Melissa Gronlund from the UAE
If I had a penny for every time someone told me there should be more critical writing about art, I’d be a very rich woman. And as someone who has spent the better part of two decades as a critic, it’s hard not to take this observation personally – like the time London’s Institute of Contemporary Art invited me and three others to a panel titled The Trouble with Art Criticism. Did they not think that one through?
The feeling that art criticism has ceased to be, well, critical is not limited to the United Arab Emirates (UAE), but it feels particularly acute here: part of the culture of boosterism that manufactures genuine excitement over the opening of a new cheese bar. For a while, this enthusiasm seemed necessary to support the growing art scene. What mattered was less the calibre of exhibition or performance, but the development of an art infrastructure in which to hold these events. Others ascribe the lack of critical writing to deficiencies within the scene: there are few proper art critics, and writing appears here mainly in newspapers and a few glossy magazines, rather than the quasi-academic journals that exist elsewhere. But art critics in the UAE aren’t half bad. Antonia Carver, head of Art Jameel, and Myrna Ayad, outgoing director of Art Dubai, both cut their teeth in the writing game.
And I’ve published my fair share of critical articles, in these pages and elsewhere, about art in the UAE. The result? I’ve been snubbed at soirees, disinvited from dinners, cold-shouldered at cocktail receptions. Still, these reviews haven’t made a dent in the impression that art writing is unilaterally positive. The issue is larger than just shallow reporting.
What is the problem that people think would be solved by a culture of criticism?

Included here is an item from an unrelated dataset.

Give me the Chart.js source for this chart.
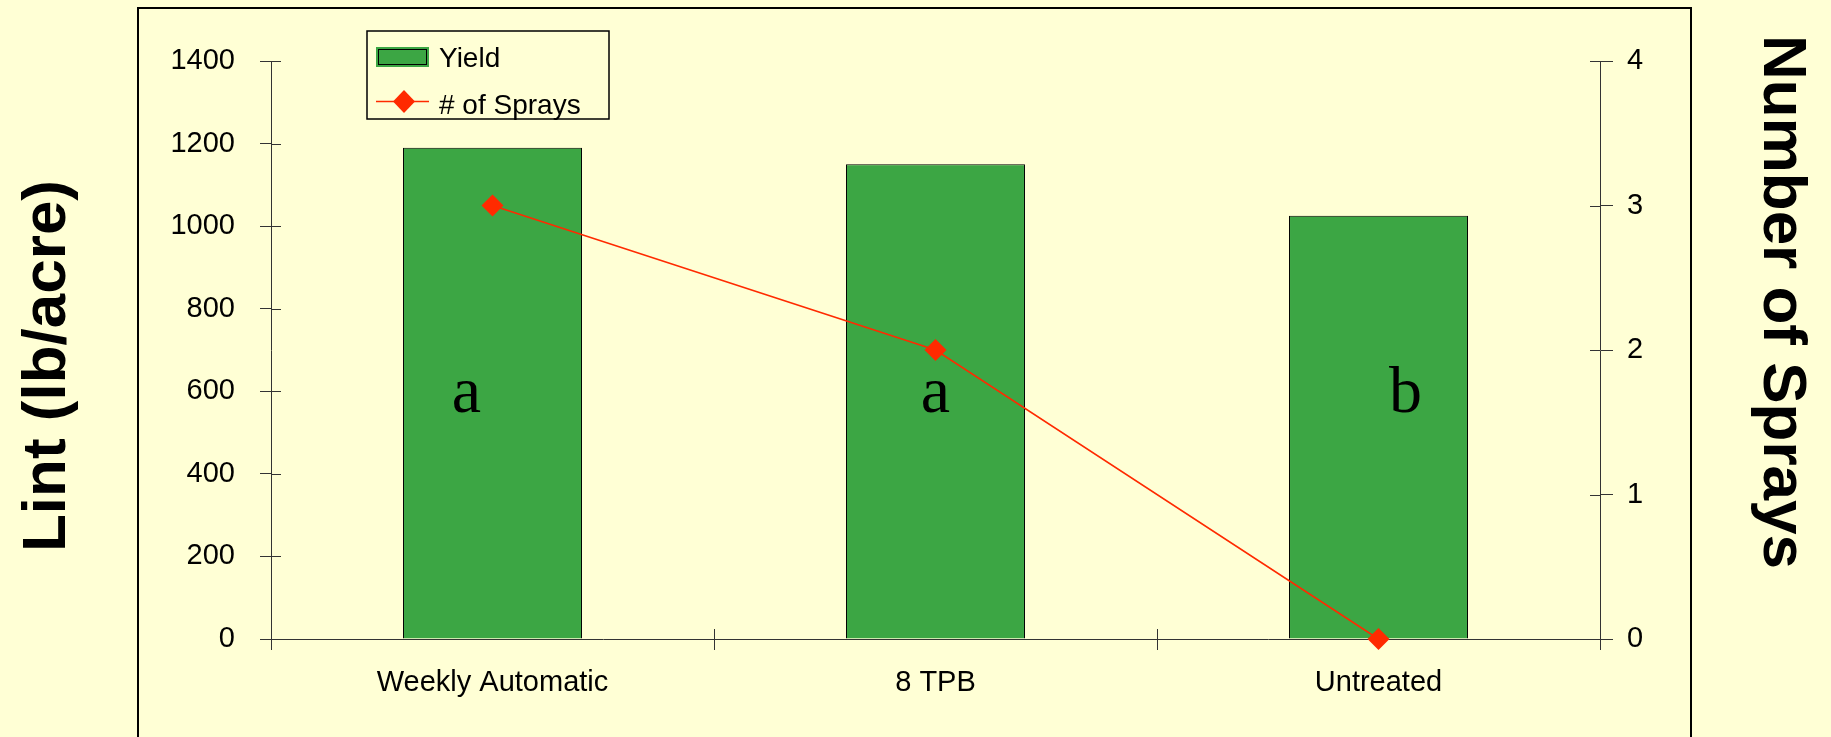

The obvious answer is: a stronger art scene. With more robust critique, art world would stop validating mediocre expression or rubber-stamping derivative works with an “A” for effort. It would enable art to interrogate itself and important social issues. Critics, this thinking runs, need to hold artists’ feet to the fire. Now, I would love for a more ambitious art world to emerge, but I’m not sure more stringent criticism is the means towards it. If anything, the answer is art education: better educated people make better art and provide better critiques. And, sadly for myself, I don’t think criticism still wields that much power. The critic’s importance has long been supplanted by that of the curator. Everyone knows artists do better to curry favour among biennale organisers than among those of us who tromp along to the openings, notebooks in hand.
Rather, I suspect that the lament for a culture of critique comes from a disconnect between art and its public. Part of this is structural. To put it quite plainly, it’s not always clear how a work of art is operating in a gallery. You need to know its back story, the artist’s intentions, where it was taken from or how it was made in order to fully understand it. Readers want opinions while you’re stuck explaining: it’s no wonder you risk not looking like an honest broker.
And more importantly, what happens with the opinions you write? They mean nothing if they’re not picked up and continued within a public discussion. In an ideal world, an artist would stage an exhibition, a critic would thoughtfully review it and the public – artistic and general – would build on the critic’s judgements in serious debates over the work. It would matter if the work were good or bad, and the review would open up genuine discussion. A thought-provoking art review is a handover to the public to continue a conversation.
But this kind of greater engagement has to be nurtured, which is why forums for discussion have lately become so important in the UAE – whether in the extraordinary popularity of the pedestrianised spaces of Alserkal Avenue in Dubai, Warehouse421’s rumoured plans for an Abu Dhabi art district, or the synchronicities among the many art organisations in Sharjah. Especially in this privatised, car-divided Gulf, we need to work harder at providing actual, physical spaces for coming together.
In the art world, a critical culture has to be normalised, so that negative feedback isn’t seen as a sensational one-off. And beyond the art bubble, people feel a lack of engagement with art production and exhibition. They want a critical community around art that has a determining say in what works are shown and supported – and they also want artists to respond to the needs that impact their individual lives. They want to be included within art culture. That’s not something to easily write off.